— start of Records shown —
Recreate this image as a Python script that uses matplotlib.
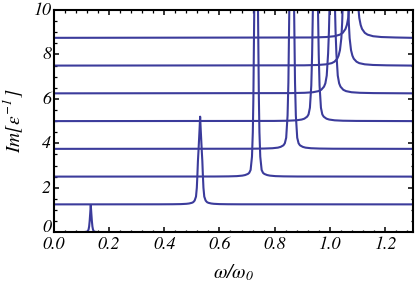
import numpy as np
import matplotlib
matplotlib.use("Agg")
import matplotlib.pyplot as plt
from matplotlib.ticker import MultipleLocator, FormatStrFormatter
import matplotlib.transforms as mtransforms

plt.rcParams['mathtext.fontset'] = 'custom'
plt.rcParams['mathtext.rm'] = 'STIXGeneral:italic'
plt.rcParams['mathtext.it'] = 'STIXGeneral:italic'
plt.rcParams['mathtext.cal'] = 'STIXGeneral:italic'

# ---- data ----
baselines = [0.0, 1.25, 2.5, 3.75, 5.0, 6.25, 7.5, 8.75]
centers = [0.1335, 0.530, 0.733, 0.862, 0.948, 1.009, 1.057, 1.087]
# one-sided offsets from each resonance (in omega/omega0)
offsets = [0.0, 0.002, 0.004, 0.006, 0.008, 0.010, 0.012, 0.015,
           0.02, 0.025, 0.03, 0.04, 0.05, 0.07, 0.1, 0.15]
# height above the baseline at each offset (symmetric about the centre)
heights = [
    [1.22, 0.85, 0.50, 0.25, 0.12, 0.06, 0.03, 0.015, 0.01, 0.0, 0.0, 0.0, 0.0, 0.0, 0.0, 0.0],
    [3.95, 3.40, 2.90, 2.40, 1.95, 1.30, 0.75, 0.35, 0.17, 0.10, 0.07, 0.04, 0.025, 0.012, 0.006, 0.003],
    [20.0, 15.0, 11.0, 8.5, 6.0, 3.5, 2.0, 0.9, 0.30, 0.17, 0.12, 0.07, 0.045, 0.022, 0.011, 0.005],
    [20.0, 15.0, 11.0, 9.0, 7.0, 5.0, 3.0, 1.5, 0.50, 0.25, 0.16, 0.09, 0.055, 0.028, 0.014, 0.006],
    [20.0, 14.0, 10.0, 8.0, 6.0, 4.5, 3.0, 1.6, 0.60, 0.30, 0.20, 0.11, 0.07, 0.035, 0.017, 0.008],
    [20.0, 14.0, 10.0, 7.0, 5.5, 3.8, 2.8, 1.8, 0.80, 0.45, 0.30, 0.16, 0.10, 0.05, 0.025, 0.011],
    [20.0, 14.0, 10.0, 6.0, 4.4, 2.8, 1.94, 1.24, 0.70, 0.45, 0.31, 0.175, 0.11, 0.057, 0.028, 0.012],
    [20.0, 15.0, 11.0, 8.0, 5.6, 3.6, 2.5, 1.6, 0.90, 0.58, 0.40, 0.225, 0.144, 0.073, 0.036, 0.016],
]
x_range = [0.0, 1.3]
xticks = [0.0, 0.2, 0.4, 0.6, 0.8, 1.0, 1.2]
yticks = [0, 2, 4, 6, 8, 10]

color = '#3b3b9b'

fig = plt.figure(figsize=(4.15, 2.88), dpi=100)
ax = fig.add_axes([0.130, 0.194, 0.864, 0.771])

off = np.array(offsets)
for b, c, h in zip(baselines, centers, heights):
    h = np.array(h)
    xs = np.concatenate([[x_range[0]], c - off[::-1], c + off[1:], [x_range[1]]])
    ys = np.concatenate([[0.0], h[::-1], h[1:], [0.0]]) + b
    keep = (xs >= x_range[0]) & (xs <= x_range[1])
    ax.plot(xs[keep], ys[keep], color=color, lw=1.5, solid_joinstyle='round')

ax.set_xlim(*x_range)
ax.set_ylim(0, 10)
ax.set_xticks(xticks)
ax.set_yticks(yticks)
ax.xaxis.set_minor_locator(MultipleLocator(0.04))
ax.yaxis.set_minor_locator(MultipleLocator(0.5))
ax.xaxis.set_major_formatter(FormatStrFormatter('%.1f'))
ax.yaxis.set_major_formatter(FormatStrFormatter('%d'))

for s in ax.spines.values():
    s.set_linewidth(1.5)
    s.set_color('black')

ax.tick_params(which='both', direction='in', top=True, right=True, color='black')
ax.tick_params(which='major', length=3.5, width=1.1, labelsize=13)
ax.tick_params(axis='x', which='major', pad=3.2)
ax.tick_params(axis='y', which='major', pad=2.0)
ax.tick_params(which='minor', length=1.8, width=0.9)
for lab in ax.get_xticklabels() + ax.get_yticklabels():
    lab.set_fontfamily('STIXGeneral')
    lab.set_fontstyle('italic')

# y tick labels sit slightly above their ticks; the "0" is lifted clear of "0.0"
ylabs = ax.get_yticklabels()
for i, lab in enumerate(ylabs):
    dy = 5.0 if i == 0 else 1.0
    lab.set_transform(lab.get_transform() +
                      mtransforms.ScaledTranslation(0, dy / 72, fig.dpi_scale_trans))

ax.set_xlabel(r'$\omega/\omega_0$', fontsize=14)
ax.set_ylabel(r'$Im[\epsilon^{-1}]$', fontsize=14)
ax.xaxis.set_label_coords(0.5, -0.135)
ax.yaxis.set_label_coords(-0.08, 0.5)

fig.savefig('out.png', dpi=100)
— end of Records shown —
— start of Records shown —
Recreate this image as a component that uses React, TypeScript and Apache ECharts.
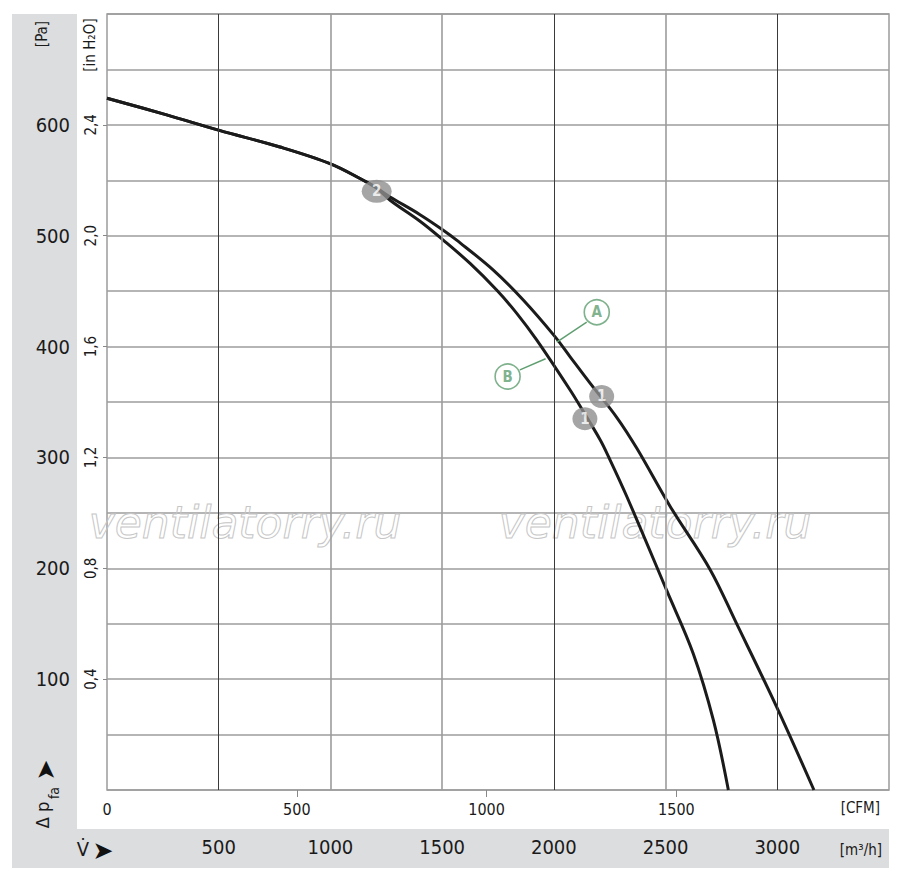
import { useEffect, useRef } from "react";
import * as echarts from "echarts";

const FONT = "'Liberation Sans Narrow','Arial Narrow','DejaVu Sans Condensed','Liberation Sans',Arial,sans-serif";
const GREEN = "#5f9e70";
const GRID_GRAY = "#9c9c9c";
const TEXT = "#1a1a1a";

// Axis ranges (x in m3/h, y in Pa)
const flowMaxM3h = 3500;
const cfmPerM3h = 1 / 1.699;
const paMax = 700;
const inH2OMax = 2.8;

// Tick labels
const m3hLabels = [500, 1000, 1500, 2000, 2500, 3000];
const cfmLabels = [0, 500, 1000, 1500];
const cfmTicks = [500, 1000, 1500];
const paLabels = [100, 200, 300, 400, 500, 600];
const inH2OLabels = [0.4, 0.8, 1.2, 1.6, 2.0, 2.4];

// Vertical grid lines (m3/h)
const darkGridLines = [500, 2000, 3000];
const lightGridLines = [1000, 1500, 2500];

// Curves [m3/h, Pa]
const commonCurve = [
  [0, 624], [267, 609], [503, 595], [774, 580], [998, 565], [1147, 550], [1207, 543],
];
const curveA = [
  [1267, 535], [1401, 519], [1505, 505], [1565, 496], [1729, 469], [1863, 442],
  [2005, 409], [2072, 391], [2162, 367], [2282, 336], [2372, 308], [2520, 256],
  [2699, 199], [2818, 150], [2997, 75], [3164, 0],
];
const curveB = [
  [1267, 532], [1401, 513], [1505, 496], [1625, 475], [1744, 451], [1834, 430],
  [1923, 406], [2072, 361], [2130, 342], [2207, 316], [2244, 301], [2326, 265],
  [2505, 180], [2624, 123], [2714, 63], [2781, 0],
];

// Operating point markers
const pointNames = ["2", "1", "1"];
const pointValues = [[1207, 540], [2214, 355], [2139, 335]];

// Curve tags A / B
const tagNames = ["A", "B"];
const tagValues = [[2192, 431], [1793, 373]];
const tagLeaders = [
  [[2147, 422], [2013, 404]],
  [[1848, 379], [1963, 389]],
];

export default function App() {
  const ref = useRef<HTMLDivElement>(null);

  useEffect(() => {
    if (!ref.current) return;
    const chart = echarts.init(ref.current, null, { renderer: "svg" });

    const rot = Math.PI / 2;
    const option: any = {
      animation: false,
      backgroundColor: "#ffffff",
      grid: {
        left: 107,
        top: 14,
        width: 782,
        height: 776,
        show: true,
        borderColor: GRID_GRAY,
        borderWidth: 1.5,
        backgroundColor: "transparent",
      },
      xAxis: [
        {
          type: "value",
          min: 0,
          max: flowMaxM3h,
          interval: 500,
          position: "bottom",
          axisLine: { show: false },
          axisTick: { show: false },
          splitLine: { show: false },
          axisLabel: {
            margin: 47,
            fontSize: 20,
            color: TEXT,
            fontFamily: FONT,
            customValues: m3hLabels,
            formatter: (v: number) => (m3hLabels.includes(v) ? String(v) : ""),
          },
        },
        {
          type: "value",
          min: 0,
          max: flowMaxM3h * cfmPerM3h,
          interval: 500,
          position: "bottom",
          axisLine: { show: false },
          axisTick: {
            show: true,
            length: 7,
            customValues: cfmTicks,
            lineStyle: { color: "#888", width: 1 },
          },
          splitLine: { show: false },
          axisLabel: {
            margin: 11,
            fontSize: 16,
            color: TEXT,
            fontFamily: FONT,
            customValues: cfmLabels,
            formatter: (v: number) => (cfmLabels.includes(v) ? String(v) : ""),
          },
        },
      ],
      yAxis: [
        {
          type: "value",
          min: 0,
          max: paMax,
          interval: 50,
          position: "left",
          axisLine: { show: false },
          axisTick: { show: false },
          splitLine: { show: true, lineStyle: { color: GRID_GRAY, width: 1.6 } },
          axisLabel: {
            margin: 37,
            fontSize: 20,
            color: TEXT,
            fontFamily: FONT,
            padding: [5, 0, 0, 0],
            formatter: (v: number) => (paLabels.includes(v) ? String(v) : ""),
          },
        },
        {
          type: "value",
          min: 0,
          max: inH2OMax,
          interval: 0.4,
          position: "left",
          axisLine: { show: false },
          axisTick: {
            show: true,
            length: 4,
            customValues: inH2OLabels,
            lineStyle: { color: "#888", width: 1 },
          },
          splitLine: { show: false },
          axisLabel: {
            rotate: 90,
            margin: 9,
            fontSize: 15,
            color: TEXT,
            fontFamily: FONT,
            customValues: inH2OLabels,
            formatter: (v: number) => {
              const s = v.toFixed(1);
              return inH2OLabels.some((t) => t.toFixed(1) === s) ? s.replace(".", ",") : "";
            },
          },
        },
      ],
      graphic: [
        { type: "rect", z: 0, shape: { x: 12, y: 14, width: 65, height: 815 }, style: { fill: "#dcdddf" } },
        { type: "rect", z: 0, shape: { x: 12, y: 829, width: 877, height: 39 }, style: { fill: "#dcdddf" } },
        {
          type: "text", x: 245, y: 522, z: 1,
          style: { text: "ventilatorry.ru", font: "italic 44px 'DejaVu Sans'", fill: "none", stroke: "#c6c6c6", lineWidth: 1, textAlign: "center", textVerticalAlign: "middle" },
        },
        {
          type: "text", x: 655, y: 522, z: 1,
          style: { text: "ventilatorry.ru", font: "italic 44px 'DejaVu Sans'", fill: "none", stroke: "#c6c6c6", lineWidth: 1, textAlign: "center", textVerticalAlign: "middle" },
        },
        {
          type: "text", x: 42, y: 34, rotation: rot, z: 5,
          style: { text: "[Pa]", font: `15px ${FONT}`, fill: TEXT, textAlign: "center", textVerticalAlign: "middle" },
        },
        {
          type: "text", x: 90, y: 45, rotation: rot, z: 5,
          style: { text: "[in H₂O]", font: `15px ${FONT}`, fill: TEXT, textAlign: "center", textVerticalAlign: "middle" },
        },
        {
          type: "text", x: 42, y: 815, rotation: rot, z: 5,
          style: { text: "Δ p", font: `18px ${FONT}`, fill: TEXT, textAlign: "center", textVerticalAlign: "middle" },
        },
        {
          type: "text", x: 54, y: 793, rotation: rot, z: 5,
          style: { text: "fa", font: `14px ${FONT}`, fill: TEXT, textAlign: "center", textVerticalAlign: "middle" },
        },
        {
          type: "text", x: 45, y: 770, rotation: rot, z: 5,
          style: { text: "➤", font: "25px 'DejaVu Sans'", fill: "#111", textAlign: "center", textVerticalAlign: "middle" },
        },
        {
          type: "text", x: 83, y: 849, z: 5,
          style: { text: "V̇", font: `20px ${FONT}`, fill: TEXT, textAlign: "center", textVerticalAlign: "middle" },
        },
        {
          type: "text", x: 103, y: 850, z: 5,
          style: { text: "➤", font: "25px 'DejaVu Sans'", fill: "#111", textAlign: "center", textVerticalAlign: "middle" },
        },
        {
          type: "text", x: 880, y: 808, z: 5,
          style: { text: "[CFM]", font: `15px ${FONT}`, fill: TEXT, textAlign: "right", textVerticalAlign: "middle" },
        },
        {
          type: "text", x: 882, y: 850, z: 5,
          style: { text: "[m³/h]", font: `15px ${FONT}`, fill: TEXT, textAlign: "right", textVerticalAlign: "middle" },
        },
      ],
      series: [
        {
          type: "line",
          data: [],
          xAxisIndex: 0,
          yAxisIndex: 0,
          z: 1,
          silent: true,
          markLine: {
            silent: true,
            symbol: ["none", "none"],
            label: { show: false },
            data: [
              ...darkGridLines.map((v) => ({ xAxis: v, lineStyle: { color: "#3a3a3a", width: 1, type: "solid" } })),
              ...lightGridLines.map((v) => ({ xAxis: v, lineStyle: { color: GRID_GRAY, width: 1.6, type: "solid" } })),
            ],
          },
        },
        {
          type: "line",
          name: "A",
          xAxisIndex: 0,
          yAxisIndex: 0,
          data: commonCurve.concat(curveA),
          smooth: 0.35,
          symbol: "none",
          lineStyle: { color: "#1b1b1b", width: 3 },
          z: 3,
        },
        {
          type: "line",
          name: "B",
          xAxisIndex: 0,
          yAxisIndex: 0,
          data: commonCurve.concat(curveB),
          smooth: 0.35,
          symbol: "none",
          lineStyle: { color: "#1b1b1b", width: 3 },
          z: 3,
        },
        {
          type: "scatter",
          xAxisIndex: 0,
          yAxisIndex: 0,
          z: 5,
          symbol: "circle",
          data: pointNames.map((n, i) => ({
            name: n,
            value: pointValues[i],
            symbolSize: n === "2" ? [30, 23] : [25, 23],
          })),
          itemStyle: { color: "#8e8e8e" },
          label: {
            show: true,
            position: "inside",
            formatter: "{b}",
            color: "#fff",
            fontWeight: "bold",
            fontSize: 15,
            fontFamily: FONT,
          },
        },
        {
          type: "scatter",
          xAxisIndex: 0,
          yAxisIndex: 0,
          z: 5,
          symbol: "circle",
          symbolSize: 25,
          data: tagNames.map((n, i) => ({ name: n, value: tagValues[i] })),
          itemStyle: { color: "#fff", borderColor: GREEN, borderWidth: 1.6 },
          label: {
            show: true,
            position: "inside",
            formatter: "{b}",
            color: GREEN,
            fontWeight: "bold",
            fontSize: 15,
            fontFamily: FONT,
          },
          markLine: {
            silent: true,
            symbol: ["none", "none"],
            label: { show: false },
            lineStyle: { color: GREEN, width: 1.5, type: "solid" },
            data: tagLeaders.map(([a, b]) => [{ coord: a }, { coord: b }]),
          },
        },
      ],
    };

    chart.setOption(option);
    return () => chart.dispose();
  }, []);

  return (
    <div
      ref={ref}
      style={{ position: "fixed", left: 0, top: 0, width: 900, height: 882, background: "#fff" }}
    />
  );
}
— end of Records shown —
Working from the entries above, return all lines that contain "Recreate".

* _Answer to the exercise_
Recreate this image as a Python script that uses matplotlib.
Recreate this image as a component that uses React, TypeScript and Apache ECharts.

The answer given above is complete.